DeKALB – Have you ever wanted to own a piece of DeKalb history?
Items relating to the birthplace of barbed wire – such as Isaac Ellwood’s clawfoot bathtub or a wooden barbed wire model from the Haish factory – are available at an estate sale this weekend.
The estate sale is from
10 a.m. to 4 p.m. Saturday and 11 a.m. to 3 p.m. Sunday at the former Mayo house, 105 N. First St.
Unique items for sale include notched beams, a bed frame, a clawfoot bathtub, windows and doors from Ellwood’s house at 315 N. First St. and a drop-leaf dresser, marble table, chairs, butler pantry, brass light and coal bin from Hiram Ellwood’s house at 329 N. Third St.
Other items for sale include a safe box, Bible and keys to the city of DeKalb owned by D. D. Brown, DeKalb’s mayor from 1895 to 1903, a book of autographs of the 1877 district representatives of the state of Illinois, wooden chairs from the former Ronan-Moore Mortuary and artwork by local artists.
The house itself is for sale for $745,000. The brick structure has a red sandstone facade and was built in 1897 as a private residence for Dr. Edward Mayo and his fourth wife, Harriet Ellwood, daughter of barbed wire baron Isaac Ellwood. Dr. Mayo died in 1905, and Harriet Mayo sold the house to the Elks Club in 1922.
The Elks made additions to the north, west and south sides of the building, disqualifying the building from being listed on the National Register of Historic Places.

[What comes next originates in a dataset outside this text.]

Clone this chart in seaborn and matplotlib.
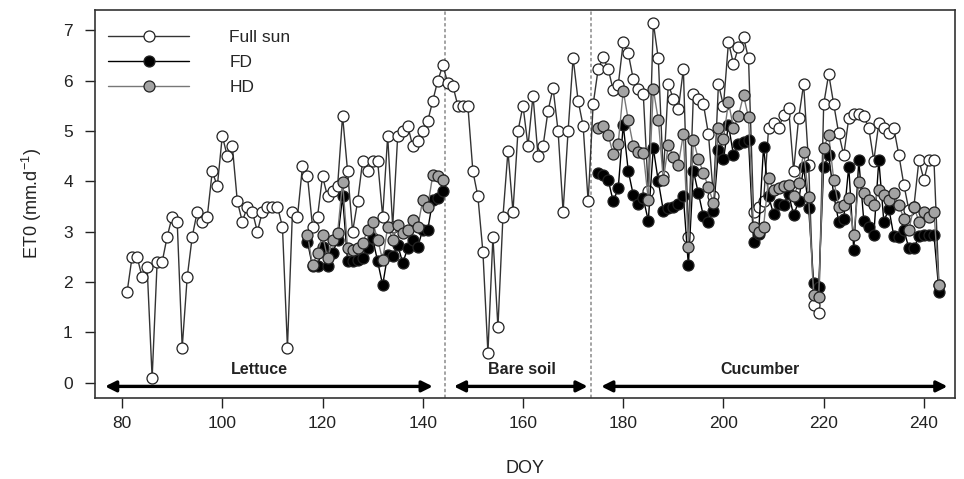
import numpy as np
import pandas as pd
import matplotlib
matplotlib.use("Agg")
import matplotlib.pyplot as plt
from matplotlib.lines import Line2D
import seaborn as sns

# ---------------- data ----------------
fs_doy = list(range(81, 244))
fs_et0 = [
    1.8, 2.5, 2.5, 2.1, 2.3, 0.1, 2.4, 2.4, 2.9, 3.3,          # 81-90
    3.2, 0.7, 2.1, 2.9, 3.4, 3.2, 3.3, 4.2, 3.9, 4.9,          # 91-100
    4.5, 4.7, 3.6, 3.2, 3.5, 3.4, 3.0, 3.4, 3.5, 3.5,          # 101-110
    3.5, 3.1, 0.7, 3.4, 3.3, 4.3, 4.1, 3.1, 3.3, 4.1,          # 111-120
    3.7, 3.8, 3.9, 5.3, 4.2, 3.0, 3.6, 4.4, 4.2, 4.4,          # 121-130
    4.4, 3.3, 4.9, 3.1, 4.9, 5.0, 5.1, 4.7, 4.8, 5.0,          # 131-140
    5.2, 5.6, 6.0, 6.3, 5.95, 5.9, 5.5, 5.5, 5.5, 4.2,         # 141-150
    3.7, 2.6, 0.6, 2.9, 1.1, 3.3, 4.6, 3.4, 5.0, 5.5,          # 151-160
    4.7, 5.7, 4.5, 4.7, 5.4, 5.85, 5.0, 3.4, 5.0, 6.45,        # 161-170
    5.6, 5.1, 3.6, 5.53, 6.23, 6.46, 6.23, 5.81, 5.91, 6.76,   # 171-180
    6.54, 6.03, 5.83, 5.73, 3.8, 7.15, 6.44, 4.1, 5.93, 5.63,  # 181-190
    5.43, 6.23, 2.9, 5.73, 5.63, 5.53, 4.94, 3.7, 5.93, 5.5,   # 191-200
    6.76, 6.33, 6.66, 6.86, 6.44, 3.4, 3.5, 3.6, 5.05, 5.15,   # 201-210
    5.05, 5.32, 5.45, 4.21, 5.25, 5.93, 4.33, 1.55, 1.39, 5.53,  # 211-220
    6.13, 5.53, 4.95, 4.52, 5.25, 5.33, 5.33, 5.3, 5.05, 4.41,   # 221-230
    5.15, 5.05, 4.95, 5.05, 4.52, 3.93, 3.43, 3.5, 4.42, 4.03,   # 231-240
    4.42, 4.42, 1.95,                                            # 241-243
]

lettuce_doy = list(range(117, 145))
fd_lettuce = [2.80, 2.31, 2.31, 2.70, 2.31, 2.57, 2.84, 3.70, 2.41, 2.41,
              2.44, 2.47, 2.67, 2.87, 2.41, 1.94, 2.54, 2.51, 2.74, 2.38,
              2.67, 2.84, 2.70, 3.04, 3.04, 3.63, 3.66, 3.80]
hd_lettuce = [2.94, 2.34, 2.57, 2.94, 2.47, 2.84, 2.97, 3.99, 2.67, 2.64,
              2.67, 2.77, 3.04, 3.20, 2.84, 2.44, 3.10, 2.84, 3.13, 2.97,
              3.04, 3.23, 3.10, 3.63, 3.50, 4.13, 4.10, 4.03]

cucumber_doy = list(range(175, 244))
fd_cucumber = [4.16, 4.13, 4.03, 3.60, 3.86, 5.12, 4.21, 3.73, 3.55, 3.66,   # 175-184
               3.22, 4.66, 4.00, 3.42, 3.47, 3.50, 3.55, 3.70, 2.33, 4.21,   # 185-194
               3.76, 3.31, 3.20, 3.42, 4.62, 4.44, 5.12, 4.52, 4.74, 4.78,   # 195-204
               4.82, 2.80, 2.95, 4.69, 3.70, 3.35, 3.55, 3.53, 3.75, 3.33,   # 205-214
               3.60, 4.29, 3.47, 1.98, 1.90, 4.29, 4.52, 3.73, 3.20, 3.26,   # 215-224
               4.29, 2.64, 4.42, 3.22, 3.10, 2.94, 4.42, 3.20, 3.46, 2.91,   # 225-234
               2.90, 3.04, 2.67, 2.67, 2.91, 2.94, 2.94, 2.94, 1.81]         # 235-243
hd_cucumber = [5.05, 5.10, 4.92, 4.54, 4.75, 5.80, 5.22, 4.71, 4.59, 4.57,   # 175-184
               3.63, 5.83, 5.22, 4.03, 4.72, 4.49, 4.33, 4.94, 2.70, 4.82,   # 185-194
               4.44, 4.17, 3.88, 3.57, 5.05, 4.84, 5.58, 5.05, 5.30, 5.71,   # 195-204
               5.27, 3.10, 3.00, 3.10, 4.06, 3.83, 3.86, 3.90, 3.93, 3.70,   # 205-214
               3.96, 4.59, 3.68, 1.75, 1.71, 4.66, 4.92, 4.03, 3.50, 3.53,   # 215-224
               3.66, 2.94, 3.99, 3.76, 3.63, 3.53, 3.83, 3.73, 3.63, 3.76,   # 225-234
               3.53, 3.26, 3.04, 3.50, 3.20, 3.40, 3.30, 3.40, 1.94]         # 235-243

series_names = ["Full sun", "FD", "HD"]
phase_labels = ["Lettuce", "Bare soil", "Cucumber"]
phase_bounds = [144.5, 173.6]
x_ticks = [80, 100, 120, 140, 160, 180, 200, 220, 240]
y_ticks = [0, 1, 2, 3, 4, 5, 6, 7]

# ---------------- tables ----------------
df_fs = pd.DataFrame({"DOY": fs_doy, "ET0": fs_et0, "seg": 0})
df_fd = pd.concat([
    pd.DataFrame({"DOY": lettuce_doy, "ET0": fd_lettuce, "seg": 0}),
    pd.DataFrame({"DOY": cucumber_doy, "ET0": fd_cucumber, "seg": 1}),
])
df_hd = pd.concat([
    pd.DataFrame({"DOY": lettuce_doy, "ET0": hd_lettuce, "seg": 0}),
    pd.DataFrame({"DOY": cucumber_doy, "ET0": hd_cucumber, "seg": 1}),
])

sns.set_style("ticks")
plt.rcParams["font.family"] = ["Liberation Sans", "DejaVu Sans"]
plt.rcParams["mathtext.fontset"] = "custom"
plt.rcParams["mathtext.rm"] = "Liberation Sans"
plt.rcParams["mathtext.it"] = "Liberation Sans"

fig = plt.figure(figsize=(9.64, 4.79), dpi=100)
ax = fig.add_axes([95 / 964, 1 - 398 / 479, (955 - 95) / 964, (398 - 10) / 479])

styles = {
    "Full sun": dict(color="#333333", mfc="white"),
    "FD": dict(color="black", mfc="black"),
    "HD": dict(color="#777777", mfc="#a3a3a3"),
}
frames = {"Full sun": df_fs, "FD": df_fd, "HD": df_hd}
for i, name in enumerate(series_names):
    st = styles[name]
    sns.lineplot(data=frames[name], x="DOY", y="ET0", units="seg", estimator=None,
                 ax=ax, color=st["color"], linewidth=1.0, marker="o",
                 markersize=7.9, markerfacecolor=st["mfc"], markeredgecolor="#222222",
                 markeredgewidth=0.9, zorder=3 + i, legend=False)

# phase separators
for b in phase_bounds:
    ax.axvline(b, color="#8a8a8a", linestyle=(0, (2.2, 1.6)), linewidth=1.1, zorder=1)

# phase arrows and labels
arrow_y = -0.07
arrows = [(76.6, 142.0), (146.2, 172.9), (175.6, 244.7)]
label_x = [107.3, 159.7, 207.3]
for (a, b), lab, lx in zip(arrows, phase_labels, label_x):
    ax.annotate("", xy=(a, arrow_y), xytext=(b, arrow_y),
                arrowprops=dict(arrowstyle="<|-|>", color="black", lw=2.4,
                                mutation_scale=16, shrinkA=0, shrinkB=0),
                zorder=6)
    ax.text(lx, 0.27, lab, ha="center", va="center", fontsize=11.5,
            fontweight="bold", color="#222222")

ax.set_xlim(74.6, 246.2)
ax.set_ylim(-0.3, 7.4)
ax.set_xticks(x_ticks)
ax.set_yticks(y_ticks)
ax.tick_params(axis="x", direction="out", length=7, width=1.0,
               labelsize=12.5, colors="#222222", pad=6)
ax.tick_params(axis="y", direction="out", length=7, width=1.0,
               labelsize=12.5, colors="#222222", pad=9)
for sp in ax.spines.values():
    sp.set_linewidth(1.2)
    sp.set_color("#333333")

ax.set_xlabel("DOY", fontsize=13, labelpad=21, color="#222222")
ax.set_ylabel("ET0 (mm.d$^{-1}$)", fontsize=13, labelpad=14, color="#222222")

handles = [Line2D([0], [0], color=styles[n]["color"], lw=1.0, marker="o",
                  markersize=7.9, markerfacecolor=styles[n]["mfc"],
                  markeredgecolor="#222222", markeredgewidth=0.9)
           for n in series_names]
ax.legend(handles, series_names, loc="upper left", bbox_to_anchor=(0.015, 0.948),
          frameon=False, borderpad=0, borderaxespad=0, handlelength=4.7,
          handletextpad=2.3, labelspacing=0.57, fontsize=12.5)

fig.savefig("out.png", dpi=100)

Jim Hovis purchased the home when he read a newspaper article in 1994 stating that Walgreens hoped to purchase the home, demolish it and turn it into a strip mall. Hovis outbid Walgreens at auction to save the home.
“I’ve protected the house for about 30 years; now I hope to find someone else,” Hovis said. “It’s time for the next generation to protect and preserve this valuable asset to DeKalb, a cornerstone of DeKalb’s history.”